Représenter l'irreprésentable : l'écriture de la pantomime dans Le Neveu de Rameau de Diderot
Zinbun, 2014
La particularité du Neveu de Rameau de Diderot consiste non seulement dans le dialogue étincelant d'esprit entre Lui et Moi, mais encore dans les pantomimes de virtuosité de Lui accompagnées de la narration descriptive par Moi de ces pantomimes. Dans la pantomime extraordinaire des airs d'opéra et de l'orchestre, plus Lui avance dans l'exécution de la pantomime, plus l'énonciation progresse dans la surenchère. Dans le passage de la pantomime, représentation corporelle, à l'écriture, représentation textuelle, s'établit un changement dans la temporalité, changement qui passe du mouvement se déroulant de manière synchronique dans un espace à trois dimensions au mouvement qui ne se développe que sous un système diachronique de signes. Pour visualiser et en même temps rendre audible la pantomime musicale, l'écriture recourt à la parataxe susceptible d'intégrer les éléments hétérogènes pour les homogénéiser énergétiquement.
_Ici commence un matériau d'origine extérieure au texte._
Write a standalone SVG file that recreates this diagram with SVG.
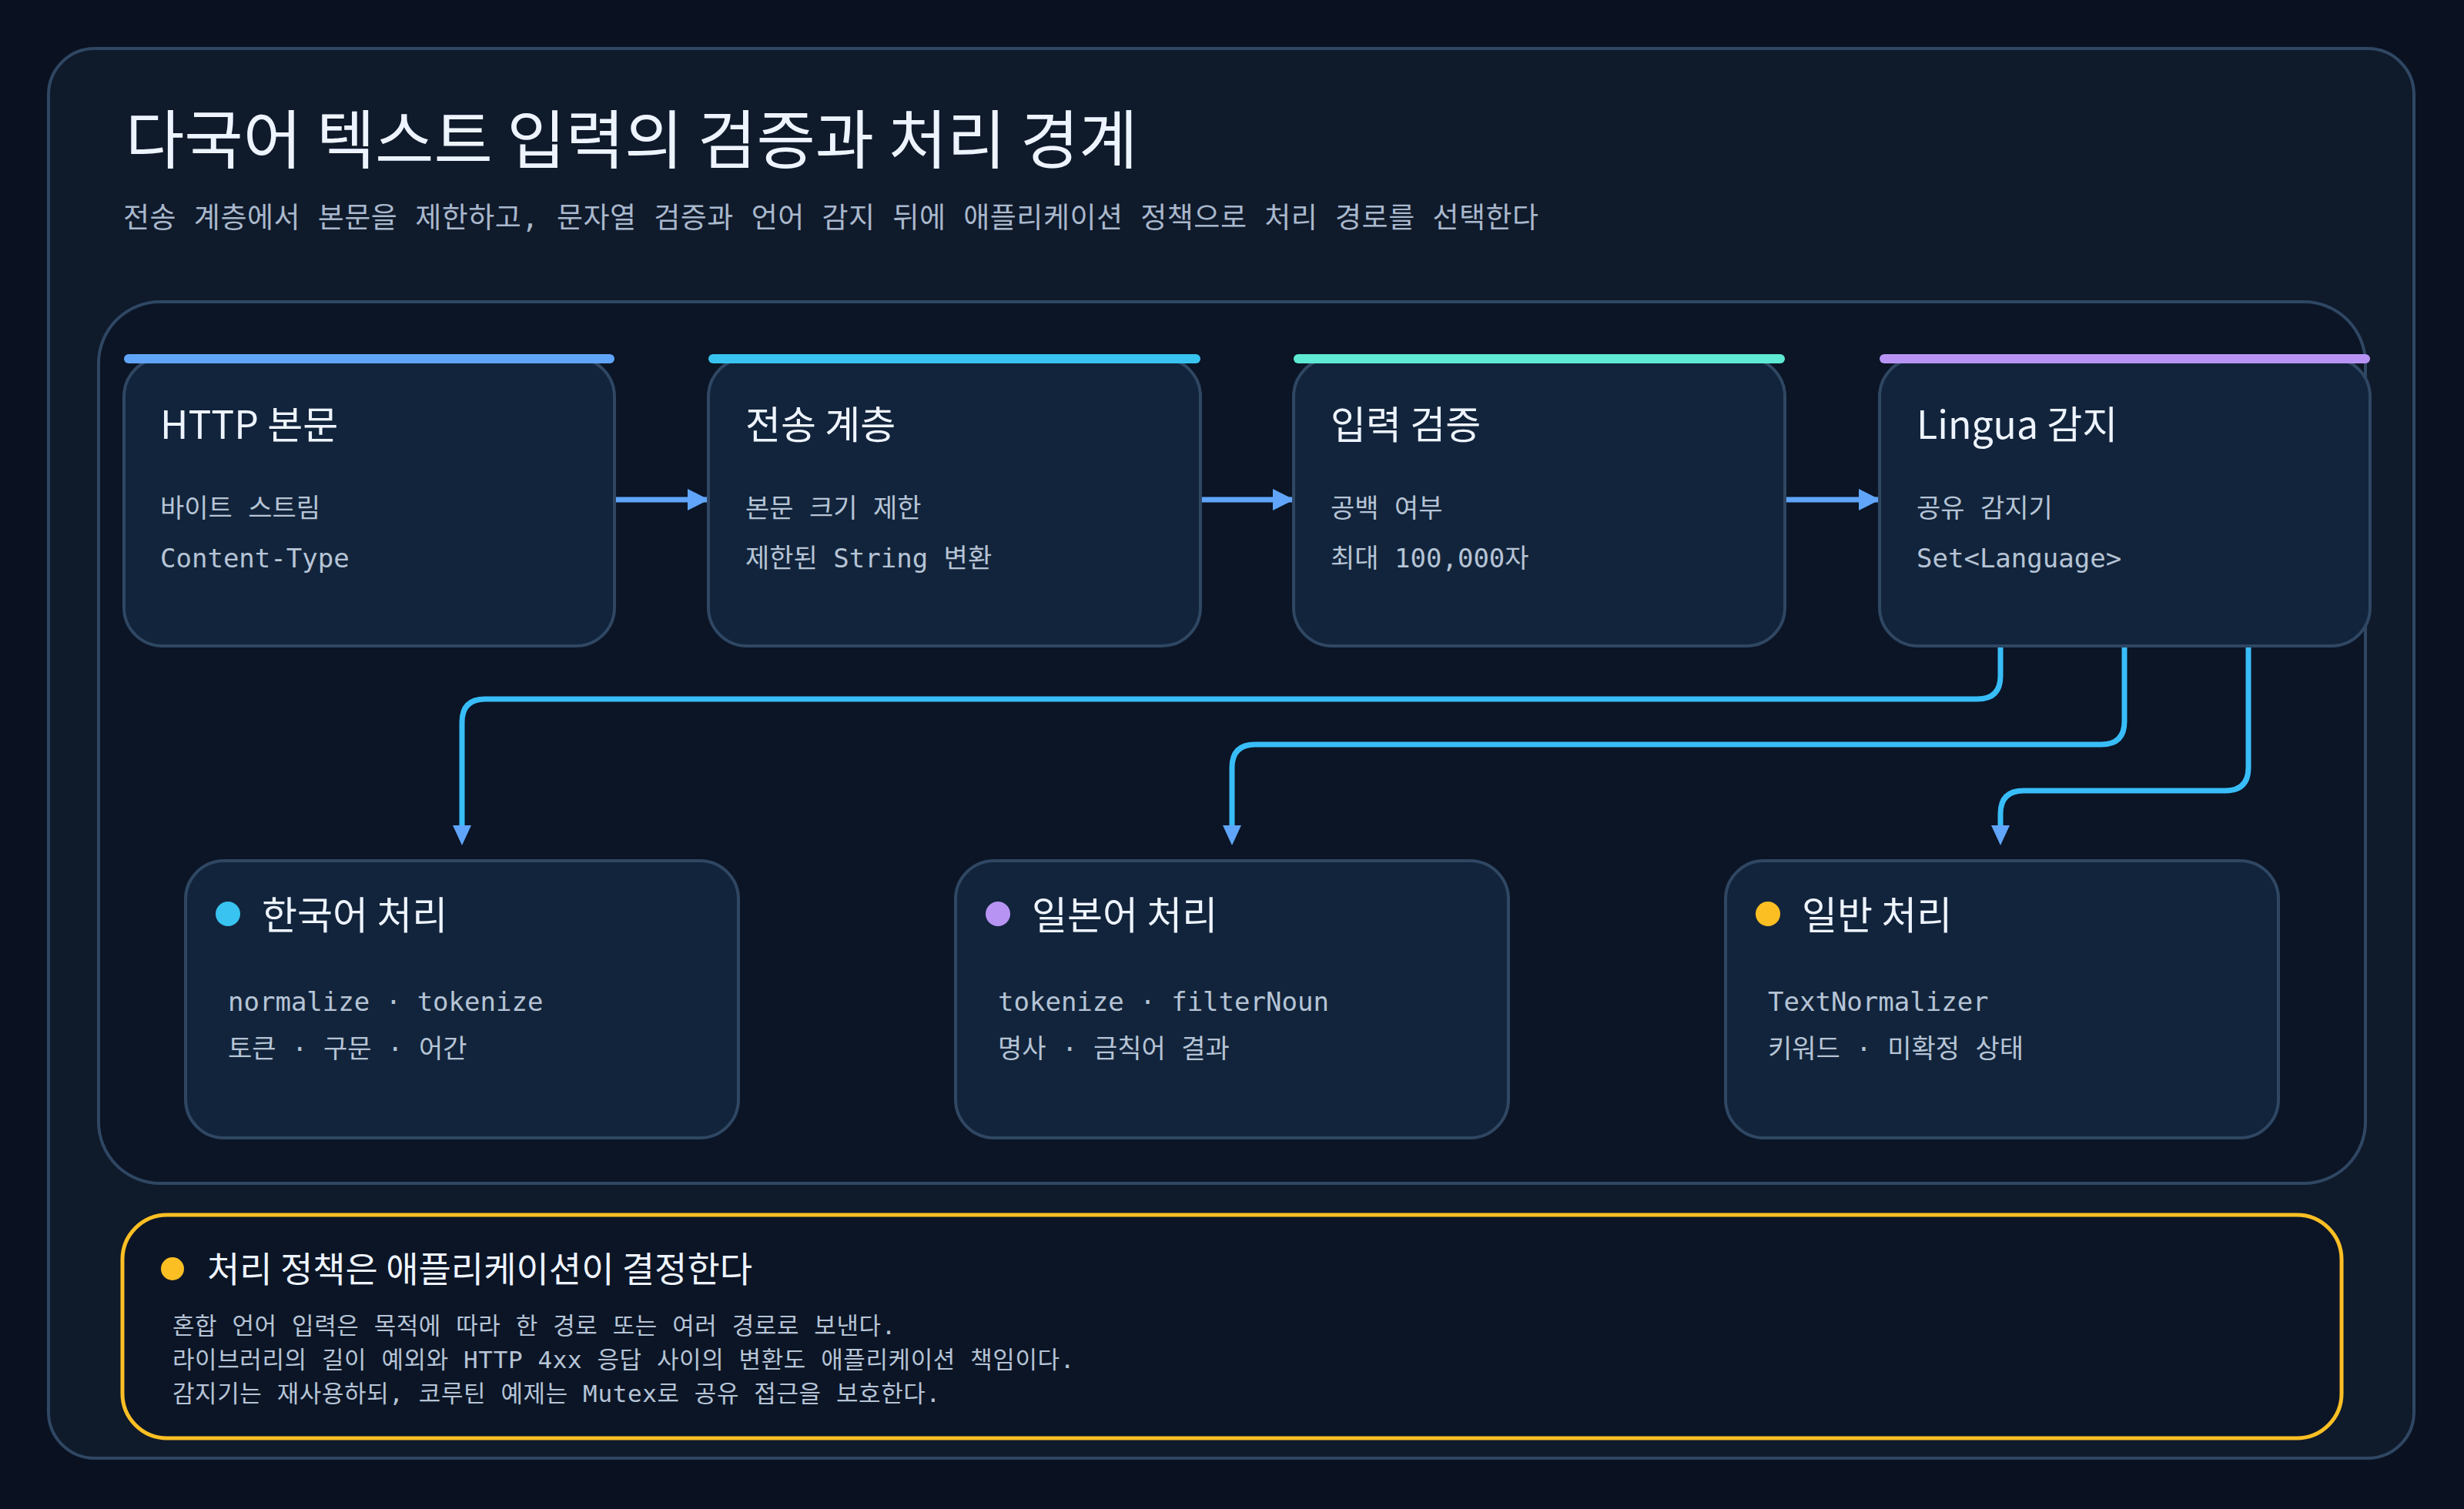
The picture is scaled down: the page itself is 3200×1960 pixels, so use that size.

Ce procédé rhétorique permet encore de représenter la prolifération anarchique du mouvement corporel anti-logique. La prolifération de l'écriture a une affinité avec le dynamisme musical qui se développe par l'introduction des dissonances ou des modulations dans l'harmonie. L'enjeu de l'écriture poétique pour Diderot est de représenter exhaustivement l'énergie interne de l'objet et, par là, de restituer l'énergie inventive de la représentation, au détriment de l'ordre institutionnel du langage.